A review on artificial intelligence-enabled mechanical analysis of 3D printed and FEM-modelled auxetic metamaterials
Aman Garg, Anshu Sharma, Weiguang Zheng, Li Li
Abstract
Auxetic structures, characterised by a negative Poisson’s ratio, exhibit the unique property of expanding in all directions under tensile loading and contracting in all directions when compressed. The behaviour of these structures is highly influenced by the arrangement of the material within the unit cell and the interactions between these cells. Due to the complexity of their behaviour, understanding and modelling auxetic materials pose significant challenges, requiring extensive experimentation and sophisticated modelling frameworks. As a result, machine learning (ML) techniques have emerged as a powerful tool for predicting the mechanical properties and studying the behaviour of auxetic metamaterials under various loading conditions. This review provides a comprehensive analysis of the use of ML algorithms in predicting the properties and performance of auxetic metamaterials.
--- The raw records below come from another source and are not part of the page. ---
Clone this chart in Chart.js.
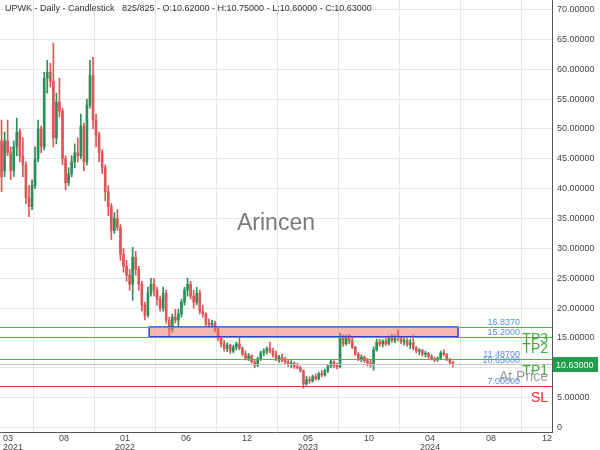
<!DOCTYPE html>
<html><head><meta charset="utf-8">
<script src="https://cdn.jsdelivr.net/npm/chart.js@4.4.1/dist/chart.umd.min.js"></script>
<style>html,body{margin:0;padding:0;background:#fff;}canvas{display:block;}</style>
</head><body><canvas id="c" width="600" height="450"></canvas>
<script>
// ---- data (one candle per ~5.5 trading days) ----
const openP = [
48,43,48,46,43,47,49.5,45.5,44,38.5,
37,40.5,45,50,47,58.5,59.5,58,48.5,54.5,
53,45,41,42.5,44.5,46,45.5,50.5,44.5,54,
59,51.5,49,46,43.5,39.5,37,33,35,33.5,
29,27,25.5,24,28.5,26.5,24,20.5,18.8,22.5,
24,23,21.5,20,22.5,18,16.5,18.5,18,19,
21,23,24,22,21,22.5,19.5,19,17.5,17.2,
17.5,16.5,15,14,13.2,13.8,12.8,13.5,14,13.3,
12.3,11.6,12,11,10.4,11.5,12.5,12.8,13.2,12.8,
12.2,11.6,11.8,11.2,11,10.5,10.8,10.2,10,9.5,
7.3,8,7.8,8.5,8.2,9,8.8,9.5,10.3,11,
10.4,10.2,15,14,15.2,14.5,13.5,12.3,11.5,11.8,
11.2,10.8,10.5,13,14.3,14,14.5,14,15,14.6,
15.2,15,14.4,14.6,13.9,14.2,13.3,12.8,12.9,12.3,
12.4,11.9,11.5,11.3,11.6,12.5,12.2,11.4,10.9];
const highP = [
51.5,49.5,51.5,47,48,51.8,50,48.5,44.5,40.5,
41.5,47,51.5,50.5,59.5,61.5,61,64.4,56,58.5,
53.5,45.5,43.5,45.5,47.5,48.5,52.5,51,55,61.5,
62,52.5,49.5,46.5,44,40.5,37.5,36,36.5,34,
30,28,26.5,30.2,29.5,27,24.5,21,23.5,25,
25,23.5,22,23.5,23,18.5,19,19.8,19.8,21.5,
23.5,25,24.5,23,23.5,23,20.5,19.2,18.2,18,
17.8,16.8,15.3,14.6,14.2,14,13.8,14.3,15.2,13.5,
12.8,12.4,12.2,11.3,11.8,12.8,13.2,13.5,14.3,13.3,
12.8,12.1,12.3,11.8,11.4,11.2,11,10.8,10.3,9.6,
8.6,8.5,8.8,9,9.3,9.6,9.8,10.5,11.3,11.2,
10.8,15.8,15.5,15.5,15.6,15,13.6,12.6,12.2,12,
11.6,11.3,13.5,14.8,14.8,14.7,14.9,15.3,15.6,15.5,
16.3,15.3,15,14.9,14.8,15.5,13.6,13.2,13.1,12.8,
12.6,12.2,11.8,11.8,12.8,13,12.4,11.6,11.1];
const lowP = [
39.5,42,45.5,41.5,42,45.5,44.5,42,37.5,35.3,
36.5,40,44.5,46,46.5,56,57,47,47.5,52,
44,39.8,40.5,42,43.5,44.5,45,43,44,53.5,
50,47,44.5,42.5,38,35.5,31.5,32.5,33,28,
26,24.5,23,21.3,25.5,23,19.5,18,18.5,22,
22,20.5,19.5,19.5,17.5,15.2,16,17.5,17,18.5,
20.5,22,21.5,20,20.5,19,18.5,17,16.8,16.8,
16,14.5,13.5,12.8,12.7,12.4,12.5,13,13,12,
11.3,11.2,10.8,10,10.2,11.2,12,12.3,12.5,11.8,
11.2,10.9,11,10.6,10.2,10,9.9,9.8,9.3,6.6,
7.1,7.4,7.6,7.9,8,8.5,8.6,9.2,10,10,
9.8,10,13.6,13.8,14,13.2,12,11.2,11,10.9,
10.3,10.1,9.6,12.8,13.6,13.5,13.7,13.8,14.3,14.2,
14.5,14,13.8,13.6,13.2,13,12.5,12.2,12,11.8,
11.6,11.3,11,11.1,11.4,12,11.2,10.6,10.1];
const closeP = [
42,48,46,43,47,49.5,45.5,44,38.5,37,
40.5,45,50,47,58.5,59.5,58,48.5,54.5,53,
45,41,42.5,44.5,46,45.5,50.5,44.5,54,59,
51.5,49,46,43.5,39.5,37,33,35,33.5,29,
27,25.5,24,28.5,26.5,24,20.5,18.8,22.5,24,
23,21.5,20,22.5,18,16.5,18.5,18,19,21,
23,24,22,21,22.5,19.5,19,17.5,17.2,17.5,
16.5,15,14,13.2,13.8,12.8,13.5,14,13.3,12.3,
11.6,12,11,10.4,11.5,12.5,12.8,13.2,12.8,12.2,
11.6,11.8,11.2,11,10.5,10.8,10.2,10,9.5,7.3,
8,7.8,8.5,8.2,9,8.8,9.5,10.3,11,10.4,
10.2,15,14,15.2,14.5,13.5,12.3,11.5,11.8,11.2,
10.8,10.5,13,14.3,14,14.5,14,15,14.6,15.2,
15,14.4,14.6,13.9,14.2,13.3,12.8,12.9,12.3,12.4,
11.9,11.5,11.3,11.6,12.5,12.2,11.4,10.9,10.63];

// x-axis tick labels (slot index, month, year)
const tickPos   = [0.5, 20.5, 40.5, 60.5, 80.5, 100.5, 120.5, 140.5, 160.5, 180.5];
const tickMonth = ['03','08','01','06','12','05','10','04','08','12'];
const tickYear  = ['2021','','2022','','','2023','','2024','',''];
const yTicks = [0,5,10,15,20,25,30,35,40,45,50,55,60,65,70];

// price levels
const levelValues = [16.837, 15.2, 11.487, 10.63, 7.0];
const levelLabels = ['16.8370','15.2000','11.48700','10.63000','7.00000'];
const levelNames  = ['TP3','TP2','TP1','At Price','SL'];
// zone (candle index range, price range)
const zoneStart = 48.4, zoneEnd = 149.7, zoneLow = 15.2, zoneHigh = 16.837;

const titleText = 'UPWK - Daily - Candlestick   825/825 - O:10.62000 - H:10.75000 - L:10.60000 - C:10.63000';
const lastPrice = 10.63;

// ---- styles ----
const FONT = '"Liberation Sans", Arial, sans-serif';
const UP = '#2c8f58', DOWN = '#dc5858';
const levelColors = ['#46b846','#46b846','#46b846','#c4c4c4','#e03030'];
const nameColors  = ['#3daa3d','#3daa3d','#3daa3d','#9a9a9a','#e22a2a'];

const colors = closeP.map((c,i)=> c >= openP[i] ? UP : DOWN);
const wickData = highP.map((h,i)=>({x:i, y:[lowP[i], h]}));
const bodyData = openP.map((o,i)=>({x:i, y:[Math.min(o,closeP[i]), Math.max(o,closeP[i])]}));

const overlay = {
  id:'overlay',
  afterDatasetsDraw(chart){
    const {ctx, chartArea:a, scales:{x,y}} = chart;
    ctx.save();
    // zone
    const zx0 = x.getPixelForValue(zoneStart), zx1 = x.getPixelForValue(zoneEnd);
    const zy0 = y.getPixelForValue(zoneHigh), zy1 = y.getPixelForValue(zoneLow);
    ctx.fillStyle = 'rgba(236,112,100,0.5)';
    ctx.fillRect(zx0, zy0, zx1-zx0, zy1-zy0);
    ctx.strokeStyle = '#3a3ad0'; ctx.lineWidth = 1.5;
    ctx.strokeRect(zx0, zy0, zx1-zx0, zy1-zy0);
    // level lines
    ctx.lineWidth = 1;
    levelValues.forEach((v,i)=>{
      const ly = Math.round(y.getPixelForValue(v)) + 0.5;
      ctx.strokeStyle = levelColors[i];
      ctx.beginPath(); ctx.moveTo(a.left, ly); ctx.lineTo(a.right, ly); ctx.stroke();
    });
    // small value labels
    ctx.font = '9px ' + FONT; ctx.fillStyle = '#5b8ee0';
    ctx.textAlign = 'right'; ctx.textBaseline = 'alphabetic';
    levelValues.forEach((v,i)=>{
      const ly = y.getPixelForValue(v);
      ctx.fillText(levelLabels[i], a.right - 32, ly - 1.5);
    });
    // names
    ctx.font = '14px ' + FONT;
    levelValues.forEach((v,i)=>{
      const ly = y.getPixelForValue(v);
      ctx.fillStyle = nameColors[i];
      ctx.fillText(levelNames[i], a.right - 4, ly + 16.5);
    });
    ctx.restore();
  },
  afterDraw(chart){
    const {ctx, chartArea:a, scales:{y}} = chart;
    ctx.save();
    // watermark
    ctx.font = '23px ' + FONT; ctx.fillStyle = 'rgba(100,100,100,0.85)';
    ctx.textAlign = 'center'; ctx.textBaseline = 'middle';
    ctx.fillText('Arincen', (a.left + a.right)/2, 224);
    // title
    ctx.font = '9px ' + FONT; ctx.fillStyle = '#333';
    ctx.textAlign = 'left';
    ctx.fillText(titleText, 5, 9);
    // price tag
    const py = y.getPixelForValue(lastPrice);
    ctx.fillStyle = '#1f9e4c';
    ctx.fillRect(a.right + 1, py - 7, 45, 15);
    ctx.fillStyle = '#fff'; ctx.textAlign = 'left';
    ctx.fillText(lastPrice.toFixed(5), a.right + 4, py + 1);
    ctx.restore();
  }
};

new Chart(document.getElementById('c'), {
  type:'bar',
  data:{ datasets:[
    { data: bodyData, backgroundColor: colors, barThickness: 2, grouped:false, minBarLength:1, order:1 },
    { data: wickData, backgroundColor: colors, barThickness: 1, grouped:false, order:2 }
  ]},
  options:{
    responsive:false, animation:false, devicePixelRatio:1,
    layout:{padding:0},
    plugins:{legend:{display:false}, tooltip:{enabled:false}},
    scales:{
      x:{ type:'linear', min:-0.5, max:180.5, offset:false,
        grid:{color:'#e6e6e6', drawTicks:false},
        border:{display:true, color:'#555'},
        afterBuildTicks: s => { s.ticks = tickPos.map(v=>({value:v})); },
        ticks:{ autoSkip:false, maxRotation:0, align:'inner', padding:2,
          font:{size:9, family:FONT, lineHeight:1}, color:'#444',
          callback:(v,i)=> tickYear[i] ? [tickMonth[i], tickYear[i]] : tickMonth[i] },
        afterFit: s => { s.height = 18; s.paddingLeft = 0; s.paddingRight = 0; } },
      y:{ position:'right', min:-0.75, max:71.6,
        grid:{color:'#e6e6e6', drawTicks:false},
        border:{display:true, color:'#555'},
        afterBuildTicks: s => { s.ticks = yTicks.map(v=>({value:v})); },
        ticks:{ padding:5, font:{size:9, family:FONT}, color:'#444',
          callback: v => v === 0 ? '0' : v.toFixed(5) },
        afterFit: s => { s.width = 48; s.paddingTop = 0; s.paddingBottom = 0; } }
    }
  },
  plugins:[overlay]
});
</script></body></html>
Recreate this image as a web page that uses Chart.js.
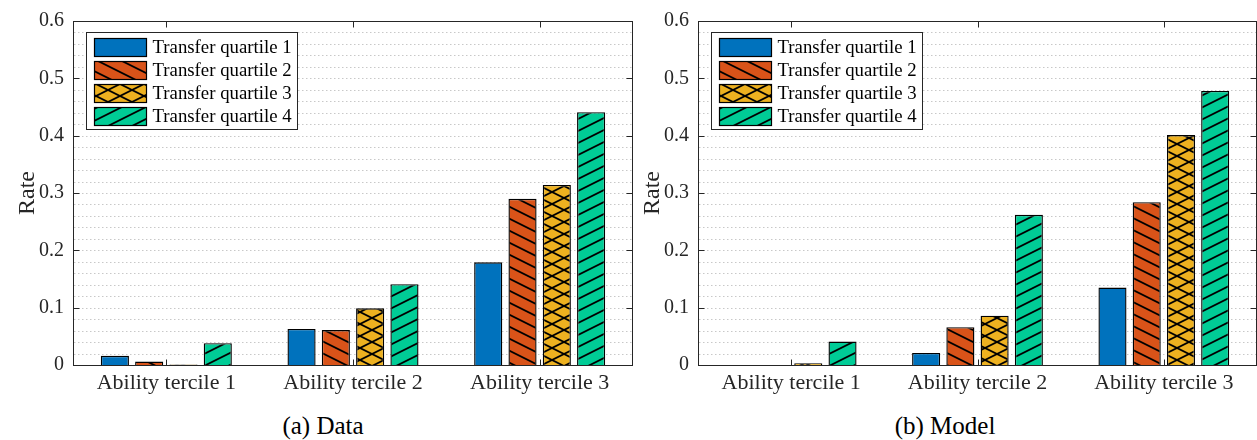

It discusses the details of the datasets, the algorithms employed, the 3D printing technologies used for sample fabrication, and the geometries of the auxetic structures explored in the literature. In addition to 3D-printed structures, this review also includes findings from finite element-based models. Finally, the paper outlines future research directions, highlighting opportunities to advance the understanding and application of auxetic metamaterials using machine learning techniques.